- [Objective]: From the entries that follow, pick out all lines holding "this".

- [Stored rows]:
· · · · ·

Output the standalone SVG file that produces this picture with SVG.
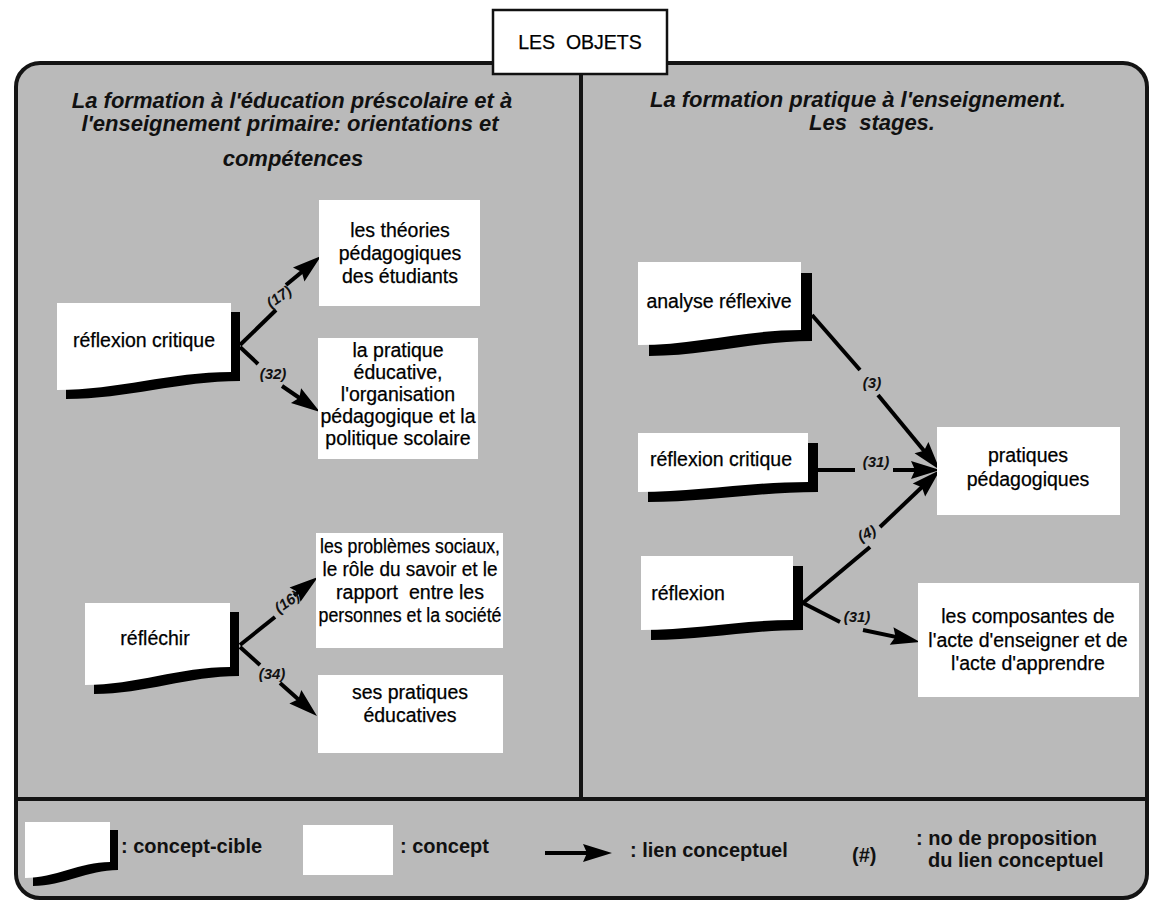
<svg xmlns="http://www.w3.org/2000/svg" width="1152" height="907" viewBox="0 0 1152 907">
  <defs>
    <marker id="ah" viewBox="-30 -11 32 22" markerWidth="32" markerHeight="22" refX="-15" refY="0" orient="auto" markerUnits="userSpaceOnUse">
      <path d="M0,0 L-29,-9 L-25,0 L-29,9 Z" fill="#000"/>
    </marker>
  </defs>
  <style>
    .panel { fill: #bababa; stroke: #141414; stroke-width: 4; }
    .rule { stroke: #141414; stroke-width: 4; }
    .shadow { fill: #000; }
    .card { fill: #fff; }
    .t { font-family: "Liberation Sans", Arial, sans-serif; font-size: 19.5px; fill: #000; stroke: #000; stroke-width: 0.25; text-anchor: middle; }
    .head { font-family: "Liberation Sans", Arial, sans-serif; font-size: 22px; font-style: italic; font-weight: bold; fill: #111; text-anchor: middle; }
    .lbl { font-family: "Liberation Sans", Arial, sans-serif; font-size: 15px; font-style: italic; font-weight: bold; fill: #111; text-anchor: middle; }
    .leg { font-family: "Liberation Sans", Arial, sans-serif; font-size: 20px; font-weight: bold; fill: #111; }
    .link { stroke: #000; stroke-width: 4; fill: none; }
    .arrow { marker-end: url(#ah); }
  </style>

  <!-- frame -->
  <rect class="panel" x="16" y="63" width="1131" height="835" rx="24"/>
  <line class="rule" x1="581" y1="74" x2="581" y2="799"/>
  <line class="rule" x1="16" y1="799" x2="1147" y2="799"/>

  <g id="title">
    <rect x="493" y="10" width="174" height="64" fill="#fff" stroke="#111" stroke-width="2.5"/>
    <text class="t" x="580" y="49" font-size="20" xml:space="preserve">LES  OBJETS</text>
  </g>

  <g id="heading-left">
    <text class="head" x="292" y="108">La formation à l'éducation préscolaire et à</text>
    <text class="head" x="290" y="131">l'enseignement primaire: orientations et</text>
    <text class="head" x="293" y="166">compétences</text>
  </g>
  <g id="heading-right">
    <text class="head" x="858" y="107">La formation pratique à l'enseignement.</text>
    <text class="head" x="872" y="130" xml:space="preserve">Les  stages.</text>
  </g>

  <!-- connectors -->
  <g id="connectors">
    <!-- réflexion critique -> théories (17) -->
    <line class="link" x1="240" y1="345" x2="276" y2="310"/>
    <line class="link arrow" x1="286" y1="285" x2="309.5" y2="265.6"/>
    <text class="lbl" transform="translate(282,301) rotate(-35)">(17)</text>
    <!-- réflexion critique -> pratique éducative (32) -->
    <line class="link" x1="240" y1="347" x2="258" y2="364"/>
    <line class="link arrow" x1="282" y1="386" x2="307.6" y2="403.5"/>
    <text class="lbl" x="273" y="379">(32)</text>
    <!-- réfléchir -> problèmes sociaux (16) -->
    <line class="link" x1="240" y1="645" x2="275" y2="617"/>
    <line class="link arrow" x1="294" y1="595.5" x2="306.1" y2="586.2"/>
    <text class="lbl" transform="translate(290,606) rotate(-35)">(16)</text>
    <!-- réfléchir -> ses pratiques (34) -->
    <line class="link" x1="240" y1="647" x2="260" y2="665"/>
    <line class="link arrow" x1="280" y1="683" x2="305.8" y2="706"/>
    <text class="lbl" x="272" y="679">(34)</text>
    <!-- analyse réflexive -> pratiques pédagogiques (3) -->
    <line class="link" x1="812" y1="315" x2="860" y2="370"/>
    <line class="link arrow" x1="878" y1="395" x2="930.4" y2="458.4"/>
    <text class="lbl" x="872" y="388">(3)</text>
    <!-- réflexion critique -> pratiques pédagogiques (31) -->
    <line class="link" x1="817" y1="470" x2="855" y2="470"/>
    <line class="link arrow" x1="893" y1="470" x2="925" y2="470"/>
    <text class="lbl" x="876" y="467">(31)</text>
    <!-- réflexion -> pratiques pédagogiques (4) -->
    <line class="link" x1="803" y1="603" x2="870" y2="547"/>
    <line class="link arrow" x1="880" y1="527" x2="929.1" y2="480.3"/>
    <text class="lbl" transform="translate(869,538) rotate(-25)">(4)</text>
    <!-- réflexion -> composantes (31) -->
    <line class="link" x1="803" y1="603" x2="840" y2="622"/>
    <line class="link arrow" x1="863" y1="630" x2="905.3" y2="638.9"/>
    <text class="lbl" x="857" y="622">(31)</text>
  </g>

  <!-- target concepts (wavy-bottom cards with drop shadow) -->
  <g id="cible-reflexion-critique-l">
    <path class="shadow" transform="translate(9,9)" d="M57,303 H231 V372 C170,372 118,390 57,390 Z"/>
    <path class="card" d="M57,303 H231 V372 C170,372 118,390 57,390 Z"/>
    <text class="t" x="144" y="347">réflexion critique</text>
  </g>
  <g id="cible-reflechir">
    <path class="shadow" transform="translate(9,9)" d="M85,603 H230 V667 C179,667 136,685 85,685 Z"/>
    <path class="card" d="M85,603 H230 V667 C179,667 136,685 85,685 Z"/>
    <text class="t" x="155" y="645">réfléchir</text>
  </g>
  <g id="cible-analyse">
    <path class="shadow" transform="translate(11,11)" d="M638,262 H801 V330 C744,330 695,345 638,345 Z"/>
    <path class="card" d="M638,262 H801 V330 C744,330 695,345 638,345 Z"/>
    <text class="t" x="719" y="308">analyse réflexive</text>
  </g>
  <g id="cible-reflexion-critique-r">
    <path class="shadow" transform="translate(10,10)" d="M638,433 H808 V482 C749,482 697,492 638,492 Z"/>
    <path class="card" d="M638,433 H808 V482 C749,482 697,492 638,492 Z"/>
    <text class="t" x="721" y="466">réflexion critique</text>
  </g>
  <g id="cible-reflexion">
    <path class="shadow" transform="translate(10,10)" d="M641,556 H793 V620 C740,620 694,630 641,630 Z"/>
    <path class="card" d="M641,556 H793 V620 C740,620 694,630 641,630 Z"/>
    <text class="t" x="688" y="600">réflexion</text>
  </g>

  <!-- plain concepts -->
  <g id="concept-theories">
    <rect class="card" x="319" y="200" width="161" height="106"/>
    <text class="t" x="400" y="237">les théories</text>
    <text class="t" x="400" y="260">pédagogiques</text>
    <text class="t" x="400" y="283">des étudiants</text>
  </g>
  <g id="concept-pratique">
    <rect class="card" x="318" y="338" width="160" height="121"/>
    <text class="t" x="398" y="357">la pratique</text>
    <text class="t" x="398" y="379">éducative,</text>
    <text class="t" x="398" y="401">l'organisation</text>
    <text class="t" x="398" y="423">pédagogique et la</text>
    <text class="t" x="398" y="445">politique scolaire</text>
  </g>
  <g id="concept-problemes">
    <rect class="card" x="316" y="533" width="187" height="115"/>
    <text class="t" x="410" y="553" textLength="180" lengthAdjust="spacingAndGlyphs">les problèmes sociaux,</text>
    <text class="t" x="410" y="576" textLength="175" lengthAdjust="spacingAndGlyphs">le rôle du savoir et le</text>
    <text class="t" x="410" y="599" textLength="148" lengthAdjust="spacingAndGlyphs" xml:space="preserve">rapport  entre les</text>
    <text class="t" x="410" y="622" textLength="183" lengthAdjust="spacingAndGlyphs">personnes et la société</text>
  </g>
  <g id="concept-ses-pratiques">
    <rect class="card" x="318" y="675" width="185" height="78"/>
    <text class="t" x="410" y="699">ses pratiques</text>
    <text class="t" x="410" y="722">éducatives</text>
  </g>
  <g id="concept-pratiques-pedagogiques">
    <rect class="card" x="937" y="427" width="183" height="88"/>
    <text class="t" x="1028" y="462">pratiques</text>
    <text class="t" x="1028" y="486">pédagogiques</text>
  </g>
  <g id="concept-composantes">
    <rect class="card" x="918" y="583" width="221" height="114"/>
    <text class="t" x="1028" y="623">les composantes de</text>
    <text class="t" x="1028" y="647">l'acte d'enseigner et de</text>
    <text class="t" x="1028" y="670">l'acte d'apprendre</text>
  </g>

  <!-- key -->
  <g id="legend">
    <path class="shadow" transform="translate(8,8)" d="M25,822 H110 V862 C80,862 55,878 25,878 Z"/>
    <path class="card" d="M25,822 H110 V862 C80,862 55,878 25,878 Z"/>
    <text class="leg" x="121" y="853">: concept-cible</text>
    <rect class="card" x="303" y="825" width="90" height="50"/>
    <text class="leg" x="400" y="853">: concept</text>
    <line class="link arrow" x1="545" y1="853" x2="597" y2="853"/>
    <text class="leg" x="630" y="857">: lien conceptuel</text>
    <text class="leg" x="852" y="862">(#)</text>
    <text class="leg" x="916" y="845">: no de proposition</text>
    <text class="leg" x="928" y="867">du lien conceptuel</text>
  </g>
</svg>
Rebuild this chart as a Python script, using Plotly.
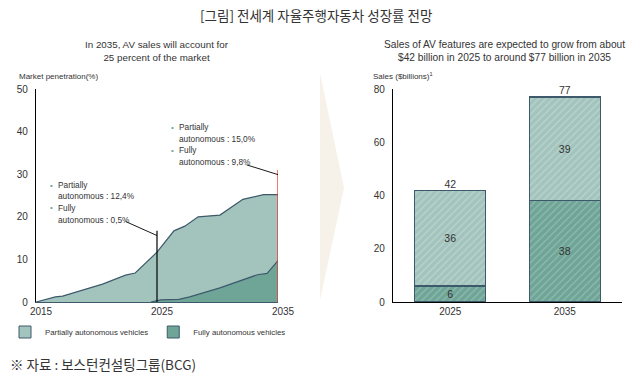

· · · · ·

- [Finished answer]:
Output the standalone SVG file that produces this picture with SVG.
Rebuild this chart as a Python script, using Plotly.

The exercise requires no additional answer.